Jesse Stommel is Executive Director of the Division of Teaching and Learning Technologies at University of Mary Washington. He is also Co-founder of Digital Pedagogy Lab and Hybrid Pedagogy: an open-access journal of learning, teaching, and technology. He has a PhD from University of Colorado Boulder. Jesse’s research focuses on higher education pedagogy, critical digital pedagogy, and assessment. He is a contributor to the #RealCollege conference and supporting extensions of that Hope Center work to inform teaching and learning.
Amanda Tachine is Navajo from Ganado, Arizona and a Research and Evaluation Associate at the American Indian College Fund.
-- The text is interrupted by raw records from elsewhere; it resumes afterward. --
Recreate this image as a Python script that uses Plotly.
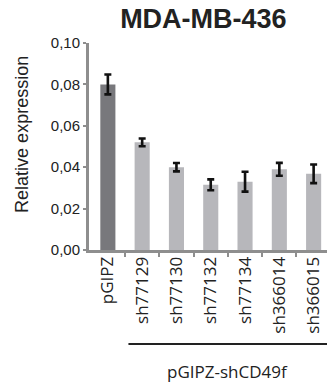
import plotly.graph_objects as go

categories = ["pGIPZ", "sh77129", "sh77130", "sh77132", "sh77134", "sh366014", "sh366015"]
values = [0.080, 0.052, 0.040, 0.0315, 0.033, 0.039, 0.0368]
errors = [0.0048, 0.0019, 0.0020, 0.0026, 0.0048, 0.0031, 0.0045]
bar_colors = ["#78787c", "#b7b7bb", "#b7b7bb", "#b7b7bb", "#b7b7bb", "#b7b7bb", "#b7b7bb"]
y_ticks = [0.0, 0.02, 0.04, 0.06, 0.08, 0.10]
y_tick_text = ["0,00", "0,02", "0,04", "0,06", "0,08", "0,10"]
title_text = "MDA-MB-436"
y_title = "Relative expression"
group_label = "pGIPZ-shCD49f"

xpos = list(range(len(categories)))
boundaries = [i + 0.5 for i in xpos[:-1]]

fig = go.Figure()
fig.add_trace(go.Bar(
    x=xpos, y=values, width=0.44,
    marker=dict(color=bar_colors, line=dict(width=0)),
    error_y=dict(type="data", array=errors, visible=True, color="#111111",
                 thickness=2.6, width=3.5),
    showlegend=False,
))

axis_gray = "#8e8e8e"
label_font = dict(family="Open Sans", size=17, color="#222222")

fig.update_layout(
    width=327, height=385,
    margin=dict(l=89, r=0, t=43, b=135),
    plot_bgcolor="white", paper_bgcolor="white",
    title=dict(text="<b>" + title_text + "</b>", x=0.622, xref="container", xanchor="center",
               y=1 - 18.5 / 385, yref="container", yanchor="middle", automargin=False,
               font=dict(family="Liberation Sans", size=27, color="#222222")),
    xaxis=dict(
        range=[-0.55, 6.39], tickvals=xpos, ticktext=categories, tickangle=-90,
        ticks="", showgrid=False, zeroline=False, automargin=False,
        showline=True, linecolor=axis_gray, linewidth=3, ticklabelstandoff=-3,
        tickfont=label_font,
        minor=dict(tickvals=boundaries, ticks="outside", ticklen=4,
                   tickwidth=2, tickcolor=axis_gray, showgrid=False),
    ),
    yaxis=dict(
        range=[0, 0.10], tickvals=y_ticks, ticktext=y_tick_text,
        ticks="outside", ticklen=3, tickwidth=2, tickcolor=axis_gray,
        showgrid=False, zeroline=False, automargin=False,
        showline=True, linecolor=axis_gray, linewidth=3,
        tickfont=dict(family="Liberation Sans", size=15, color="#222222"),
    ),
)

fig.add_annotation(text=y_title, xref="paper", yref="paper", x=-0.2815, y=0.556,
                   textangle=-90, showarrow=False, xanchor="center", yanchor="middle",
                   font=dict(family="Liberation Sans", size=18, color="#222222"))
fig.add_shape(type="line", xref="x", yref="paper", x0=0.6, x1=6.39,
              y0=-0.454, y1=-0.454, line=dict(color="#222222", width=2))
fig.add_annotation(text=group_label, xref="paper", yref="paper", x=0.584, y=-0.589,
                   showarrow=False, xanchor="center", yanchor="middle",
                   font=label_font)

fig.write_html("out.html", config={"displayModeBar": False},
               post_script="document.body.style.margin='0';")
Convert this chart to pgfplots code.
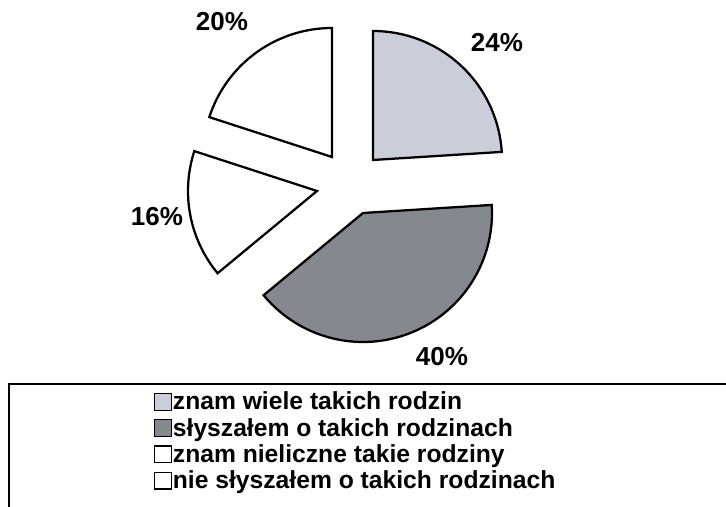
\documentclass[border=0pt]{standalone}
\usepackage{pgfplots}
\pgfplotsset{compat=1.18}
\usepackage{fontspec}
\setmainfont{Liberation Sans}
\definecolor{lightsl}{RGB}{203,206,216}
\definecolor{darksl}{RGB}{134,136,144}
\begin{document}
\begin{tikzpicture}
\begin{axis}[
  scale only axis, width=544.5pt, height=380.25pt,
  xmin=0, xmax=726, ymin=0, ymax=507,
  hide axis, clip=true,
  legend cell align=left,
  legend style={at={(150/726,119/507)}, anchor=north west, draw=none, fill=none,
    font=\bfseries\fontsize{18.5}{20}\selectfont, row sep=0.5pt,
    nodes={inner sep=0.6pt, text height=13.6pt, text depth=4.4pt}},
  legend image code/.code={\draw[#1, line width=0.9pt] (0pt,-4.8pt) rectangle (12.5pt,7.7pt);},
  every axis plot/.append style={draw=black, line width=1.7pt, samples=80, variable=\t},
]
% 24%: 3.6 -> 90 deg
\addplot[fill=lightsl, domain=3.6:90] ({373+129*cos(t)},{347+129*sin(t)}) -- (axis cs:373,347) -- cycle;
% 40%: -140.4 -> 3.6 deg
\addplot[fill=darksl, domain=-140.4:3.6] ({363+129*cos(t)},{294+129*sin(t)}) -- (axis cs:363,294) -- cycle;
% 16%: 162 -> 219.6 deg
\addplot[fill=white, domain=162:219.6] ({317+129*cos(t)},{316+129*sin(t)}) -- (axis cs:317,316) -- cycle;
% 20%: 90 -> 162 deg
\addplot[fill=white, domain=90:162] ({332+129*cos(t)},{350+129*sin(t)}) -- (axis cs:332,350) -- cycle;
\legend{znam wiele takich rodzin, słyszałem o takich rodzinach, znam nieliczne takie rodziny, nie słyszałem o takich rodzinach}
\node[font=\bfseries\fontsize{19.5}{22}\selectfont] at (axis cs:222,485) {20\%};
\node[font=\bfseries\fontsize{19.5}{22}\selectfont] at (axis cs:497,464) {24\%};
\node[font=\bfseries\fontsize{19.5}{22}\selectfont] at (axis cs:157,290) {16\%};
\node[font=\bfseries\fontsize{19.5}{22}\selectfont] at (axis cs:442,150) {40\%};
\draw[line width=1.6pt] (axis cs:9,0) -- (axis cs:9,123) -- (axis cs:726,123);
\end{axis}
\pgfresetboundingbox
\useasboundingbox (current axis.south west) rectangle (current axis.north east);
\end{tikzpicture}
\end{document}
She is a key advisor to the Hope Center’s nascent efforts at supporting Native Americans students and tribal colleges.
Douglas Webber is an Associate Professor in the Department of Economics at Temple University whose research focuses on the economics of higher education. He is a co-investigator on a Hope Center study of completion grants.
Brittany M. Williams, Ph.D., is an Assistant Professor of Higher Education at St. Cloud State University in Minnesota. As a first-generation college graduate from a low-income community, and a proud product of Atlanta Public Schools, Williams is committed to exploring the experiences of college students and graduates most often relegated to margins of higher education. Accordingly, her research explores social class, workplace and career development issues, and HIV/AIDS in college contexts. Black women and girls serve as her primary population for scholarly inquiry on these matters.
Travis York is the Director of Academic & Student Affairs at the Association of Public & Land-grant Universities (APLU) whose research centers on issues of college student access, success, and educational equity. He is a co-investigator on a Hope Center study of completion grants.